Since virtual tables require a specific build tag in go-sqlite3, you have to run the program like this:

go run -tags 'sqlite_vtable' main.go

You should see this as the output:

Results for tenantA:
tenantA_foo
tenantA_bar
tenantA_baz
Results for tenantB:
tenantB_foo
tenantB_bar
tenantB_baz

How It Works

Instead of relying on ConnectHook at the global level, this approach uses sql.OpenDB with a custom connector, allowing each database instance to register its own virtual table module with unique runtime parameters.

In the example above, we initialize two separate SQLite instances, one for "tenantA" and one for "tenantB". Each instance registers the "example" module with a different value for param. When queried, the virtual table returns results that incorporate the parameter—just like an API-driven virtual table would behave differently based on the API key in use.

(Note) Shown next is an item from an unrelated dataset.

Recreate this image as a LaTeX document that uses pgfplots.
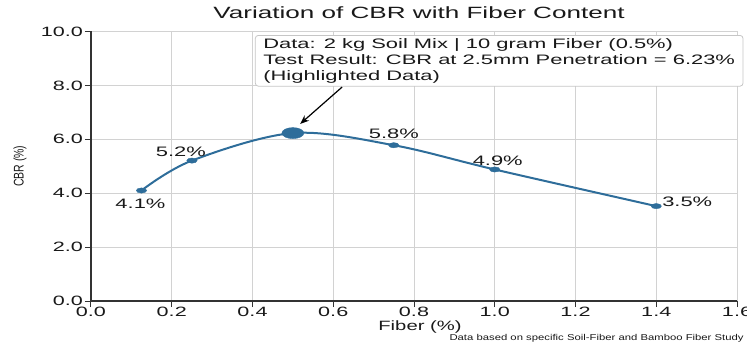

This method provides flexibility when working with SQLite in multitenant applications, enabling per-connection behavior without modifying the global driver state.

With this approach, you can dynamically configure SQLite virtual tables at runtime—whether it’s for API-backed datasets, tenant-specific views, or other custom behavior.